希文坐回去,苦笑。“如果你是问我找到从哪补起没有,答案是没有。你烟抽得很凶呢!”
仲桐也苦笑。“没法子。”他在一堆卷案底下找到烟灰缸,弹了弹烟灰。“还是联络不到蓝先生。”
“没关系。”希文摆一下手。“说实话,他若在,我们说不定还有点碍手碍脚不好做事。倒不是不尊重他──”
“就是尊重他,才有碍手碍脚的感觉。”仲桐接下去说。
相处几天,他和希文很容易便建立起一份男人之间的默契。希文坦诚,为人无伪又虚心,仲桐很快就看出蓝季卿为何激赏他,事情越繁越杂越乱,希文越冷静。
“说来惭愧。”仲桐抽著烟,坦言相告,“这些年我等于白拿高薪没做事。像我太太说的,跟‘狗似的’。”他自讽地笑笑。“蓝先生做每件事都把我关在门外,只给我一些他要我告诉总裁的报告。而我一直就自以为我在做我该做的事。”
“你是的,不要自责太深。”希文喝一口茶。“等我看完这些东西,我们一起来做些归纳,那时才能有些头绪。”
“有没有已经看过不再需要留著的?我把它们拿走,免得在这占位置。”
希文指指桌子右角。“这一叠不要了,先放回档案室好了。”
“裁员和发行股票的事?”
“再缓一缓好了。”希文沉吟道,“季老住院的事没有人知道吧?”
“照你的指示,只有蓝家人知道,不过这个月薪水到现在没发,已经有人开始传谣言了。蓝先生又一个星期不见人影──”
“薪水没发?怎么没早点告诉我呢?”希文按按太阳穴。“麻烦你把薪资帐册拿来我看一下。”
“要不要我请财务经理来和你谈谈?”
“不要,还不要。”
希文不愿意实际上和蓝氏公司内部接触太多,帮忙是一回事,见部门主管,便有理事之姿。倒不是蓝氏今非昔比,他因之避之唯恐不及。希文从无意涉入蓝氏企业,更别提接管主权。
稍后他打电话回“丝筑”。
“费先生,我正要打电话给你。”他秘书说。“牧小姐刚来过电话。她留了个电话号码。”她告诉他。

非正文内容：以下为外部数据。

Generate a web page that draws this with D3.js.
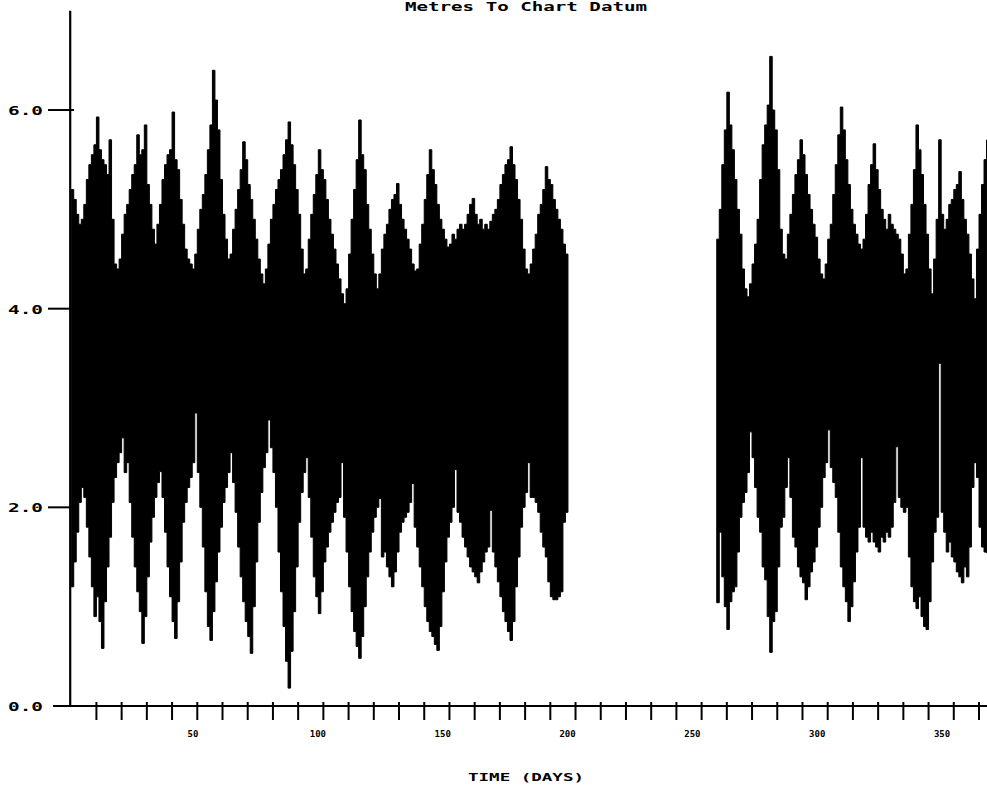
<!DOCTYPE html>
<html>
<head>
<meta charset="utf-8">
<script src="https://cdn.jsdelivr.net/npm/d3@7"></script>
<style>
  html, body { margin: 0; padding: 0; background: #fff; }
  svg { display: block; }
  text { font-family: "DejaVu Sans Mono", "Liberation Mono", monospace; font-weight: bold; fill: #000; }
</style>
</head>
<body>
<svg id="chart" width="987" height="793"></svg>
<script>
// ---- Data: daily tidal envelope (highest high water / lowest low water), metres to chart datum ----
const title = "Metres To Chart Datum";
const xTitle = "TIME (DAYS)";
const yTickValues = [0, 2, 4, 6];
const xTickValues = [10,20,30,40,50,60,70,80,90,100,110,120,130,140,150,160,170,180,190,200,210,220,230,240,250,260,270,280,290,300,310,320,330,340,350,360];
const xLabelValues = [50, 100, 150, 200, 250, 300, 350];

// Segment 1: days 0..197
const seg1Start = 0;
const seg1High = [
  5.20,5.10,4.95,4.85,4.90,5.05,5.30,5.45,5.55,5.65,
  5.93,5.60,5.50,5.45,5.35,5.70,4.90,4.45,4.40,4.50,
  4.75,4.95,5.05,5.20,5.35,5.45,5.75,5.55,5.60,5.85,
  5.25,5.05,4.80,4.65,4.85,5.05,5.30,5.45,5.55,5.60,
  5.98,5.50,5.40,5.10,4.85,4.60,4.50,4.45,4.40,4.55,
  4.80,5.00,5.15,5.35,5.60,5.85,6.40,6.10,5.80,5.30,
  4.95,4.70,4.50,4.55,4.80,5.00,5.20,5.40,5.68,5.50,
  5.25,5.10,4.90,4.70,4.50,4.35,4.25,4.40,4.65,4.90,
  5.05,5.20,5.30,5.40,5.55,5.70,5.88,5.65,5.45,5.20,
  4.95,4.60,4.35,4.40,4.70,4.95,5.15,5.35,5.60,5.40,
  5.30,5.10,4.90,4.75,4.60,4.45,4.30,4.15,4.05,4.20,
  4.55,4.90,5.20,5.50,5.90,5.55,5.40,5.05,4.80,4.55,
  4.35,4.20,4.35,4.60,4.75,4.85,5.00,5.10,5.15,5.26,
  5.05,4.90,4.80,4.70,4.60,4.45,4.38,4.40,4.65,4.85,
  5.10,5.35,5.60,5.40,5.25,5.05,4.90,4.80,4.70,4.62,
  4.65,4.75,4.70,4.80,4.85,4.80,4.85,4.95,5.05,5.11,
  4.95,4.85,4.90,4.80,4.85,4.80,4.88,4.95,5.00,5.10,
  5.25,5.35,5.45,5.50,5.63,5.45,5.30,5.10,4.90,4.60,
  4.40,4.35,4.45,4.60,4.75,4.95,5.05,5.20,5.43,5.30,
  5.25,5.10,5.00,4.90,4.80,4.65,4.55,4.50
];
const seg1Low = [
  1.20,1.45,1.75,2.05,2.20,2.10,1.80,1.50,1.20,0.90,
  1.10,0.85,0.58,1.05,1.40,1.70,2.05,2.30,2.45,2.55,
  2.70,2.35,2.45,2.05,1.70,1.40,1.15,0.95,0.63,0.90,
  1.30,1.65,1.90,2.10,2.25,2.36,2.10,1.75,1.40,1.10,
  0.85,0.68,1.05,1.45,1.85,2.05,2.20,2.30,2.45,2.95,
  2.35,2.00,1.60,1.15,0.80,0.66,0.95,1.25,1.55,1.80,
  2.05,2.20,2.35,2.55,2.25,1.95,1.60,1.30,1.05,0.85,
  0.70,0.53,1.00,1.45,1.85,2.15,2.40,2.55,2.88,2.60,
  2.35,2.00,1.55,1.15,0.80,0.45,0.18,0.55,0.95,1.40,
  1.85,2.15,2.35,2.50,2.10,1.70,1.30,1.10,0.93,1.15,
  1.45,1.60,1.75,1.85,1.95,2.05,2.10,2.45,1.90,1.55,
  1.20,0.95,0.75,0.60,0.48,0.70,1.00,1.30,1.55,1.75,
  1.90,2.00,2.09,1.50,1.55,1.40,1.30,1.20,1.35,1.55,
  1.75,1.85,1.90,1.95,2.05,2.24,1.80,1.60,1.40,1.20,
  1.00,0.85,0.75,0.70,0.62,0.56,0.80,1.15,1.45,1.70,
  1.85,2.00,2.38,1.95,1.85,1.70,1.60,1.50,1.40,1.35,
  1.30,1.24,1.35,1.45,1.55,1.60,1.97,1.55,1.40,1.25,
  1.10,0.95,0.85,0.75,0.66,0.85,1.20,1.50,1.80,2.00,
  2.15,2.45,2.10,2.10,2.05,1.95,1.75,1.60,1.50,1.25,
  1.10,1.07,1.07,1.10,1.15,1.85,1.95,2.00
];

// Segment 2: days 256..363
const seg2Start = 256;
const seg2High = [
  4.70,5.00,5.45,5.80,6.18,5.85,5.60,5.30,5.00,4.75,
  4.40,4.20,4.12,4.25,4.45,4.65,4.90,5.30,5.65,5.85,
  6.05,6.54,6.00,5.80,5.40,4.80,4.55,4.50,4.75,4.95,
  5.15,5.35,5.50,5.70,5.55,5.35,5.15,5.00,4.85,4.72,
  4.50,4.35,4.30,4.45,4.70,4.85,5.15,5.45,5.75,6.03,
  5.80,5.50,5.25,5.00,4.85,4.75,4.65,4.60,4.70,4.95,
  5.25,5.45,5.66,5.40,5.20,5.00,4.90,4.80,4.95,4.85,
  4.80,4.75,4.70,4.55,4.35,4.40,4.75,5.05,5.40,5.85,
  5.60,5.35,5.05,4.75,4.40,4.15,4.50,4.90,5.70,4.95,
  4.80,4.90,5.05,5.10,5.20,5.25,5.38,5.10,4.90,4.75,
  4.55,4.30,4.10,4.60,4.95,5.25,5.50,5.70
];
const seg2Low = [
  1.04,1.75,1.30,1.00,0.77,1.05,1.15,1.20,1.55,1.90,
  2.05,2.15,2.35,2.76,2.50,2.20,1.90,1.75,1.40,1.27,
  0.90,0.54,0.85,0.95,1.40,1.80,1.90,2.20,2.50,2.10,
  1.70,1.60,1.40,1.30,1.24,1.07,1.20,1.35,1.45,1.60,
  1.80,2.00,2.30,2.45,2.78,2.40,2.25,2.10,1.75,1.40,
  1.20,1.05,0.85,1.00,1.25,1.55,1.80,2.50,1.80,1.70,
  1.65,1.75,1.65,1.60,1.55,1.70,1.65,1.75,1.70,1.80,
  2.05,2.61,2.10,2.00,1.95,2.00,1.50,1.20,1.05,0.98,
  1.10,0.90,0.80,0.77,1.05,1.45,1.75,1.90,3.45,1.95,
  1.75,1.55,1.65,1.50,1.45,1.35,1.30,1.24,1.40,1.30,
  1.60,2.20,2.45,2.30,1.80,1.60,1.55,1.54
];

// ---- Build records ----
function toRecords(start, hi, lo) {
  return hi.map((h, i) => ({ day: start + i, hi: h, lo: lo[i] }));
}
const segments = [
  toRecords(seg1Start, seg1High, seg1Low),
  toRecords(seg2Start, seg2High, seg2Low)
];

// ---- Scales ----
const svg = d3.select("#chart");
const x = d3.scaleLinear().domain([0, 360]).range([71.2, 979]);
const y = d3.scaleLinear().domain([0, 7]).range([706, 10.7]);
const fmtY = d3.format(".1f");

// ---- Data area ----
const area = d3.area()
  .x(d => x(d.day))
  .y0(d => y(d.lo))
  .y1(d => y(d.hi))
  .curve(d3.curveStepAfter);

svg.append("g").selectAll("path")
  .data(segments)
  .join("path")
  .attr("d", area)
  .attr("fill", "#000")
  .attr("stroke", "#000")
  .attr("stroke-width", 1);

// ---- Axes lines ----
svg.append("line")
  .attr("x1", x(0) - 1).attr("x2", x(0) - 1)
  .attr("y1", y(7)).attr("y2", y(0) + 1)
  .attr("stroke", "#000").attr("stroke-width", 2.2);

svg.append("line")
  .attr("x1", 53).attr("x2", 987)
  .attr("y1", y(0)).attr("y2", y(0))
  .attr("stroke", "#000").attr("stroke-width", 2.2);

// Y ticks + labels
const yAxisG = svg.append("g");
yAxisG.selectAll("line.yt")
  .data(yTickValues.filter(v => v > 0))
  .join("line")
  .attr("class", "yt")
  .attr("x1", 48).attr("x2", 74)
  .attr("y1", d => y(d)).attr("y2", d => y(d))
  .attr("stroke", "#000").attr("stroke-width", 2);

yAxisG.selectAll("text")
  .data(yTickValues)
  .join("text")
  .attr("x", 43)
  .attr("y", d => y(d) + 5)
  .attr("text-anchor", "end")
  .attr("font-size", 13)
  .attr("textLength", 35)
  .attr("lengthAdjust", "spacingAndGlyphs")
  .text(d => fmtY(d));

// X ticks
const xAxisG = svg.append("g");
xAxisG.selectAll("line")
  .data(xTickValues)
  .join("line")
  .attr("x1", d => x(d)).attr("x2", d => x(d))
  .attr("y1", y(0) - 4).attr("y2", y(0) + 14)
  .attr("stroke", "#000").attr("stroke-width", 2);

xAxisG.selectAll("text")
  .data(xLabelValues)
  .join("text")
  .attr("x", d => x(d) - 3 - d * 0.025)
  .attr("y", 737)
  .attr("text-anchor", "middle")
  .attr("font-size", 9)
  .text(d => d);

// Titles
svg.append("text")
  .attr("x", 526).attr("y", 11)
  .attr("text-anchor", "middle")
  .attr("font-size", 13)
  .attr("textLength", 242)
  .attr("lengthAdjust", "spacingAndGlyphs")
  .text(title);

svg.append("text")
  .attr("x", 526).attr("y", 781)
  .attr("text-anchor", "middle")
  .attr("font-size", 11)
  .attr("textLength", 116)
  .attr("lengthAdjust", "spacingAndGlyphs")
  .text(xTitle);
</script>
</body>
</html>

“好,我知道了。谢谢你,范小姐。”希文看著帐册上的应发薪资总额,将它念给秘书。“记下这个数字,今天晚了,明天一早你去把这笔钱汇到这个帐号。”他念另一串数字。“记下了吗?”
“记下了,费先生。要我去汇?”
“你去汇,不要告诉任何人,我不要听到些猜疑的问题和无谓的忖测。”
“是,我了解了。这笔钱…”
“我暂时借出去的,其他等我回来再说。”
希文没有打电话,他决定让自己喘口气,便搁下烦人的公事,直接去了“欧梵”。
第七章
安若端著茶回来楼上,希文倒在沙发上,已经睡著了。
她轻轻放下托盘,下楼关了店门,再回来,坐在沙发旁边的地板上,看著他。
就只是看著他,她胸臆中便充满了喜悦。感情是多么奇妙又微妙的东西。它在人不经意时渗入,然后便根深柢固,执意地留下来,在人体内扩散,由朦胧的期盼,想望,变成深切的希冀。渴望给予,希望拥有。
这是缘,还是场劫?她分不清。困顿在黑暗的日子太久了,突然有个真心相待、执心相爱的男人,温柔地进到她孤独颠沛的生命里来,所有的奋斗挣扎,痛苦、愤恨,忽然变得平顺了,同时人也好像整个地松懈了。
凝视著他,她有种无法言语的了解。没有理由地,她知道他也不是轻易在人前如此这般放松自己的人。而和他一起时,她的无防,是她不曾有过的。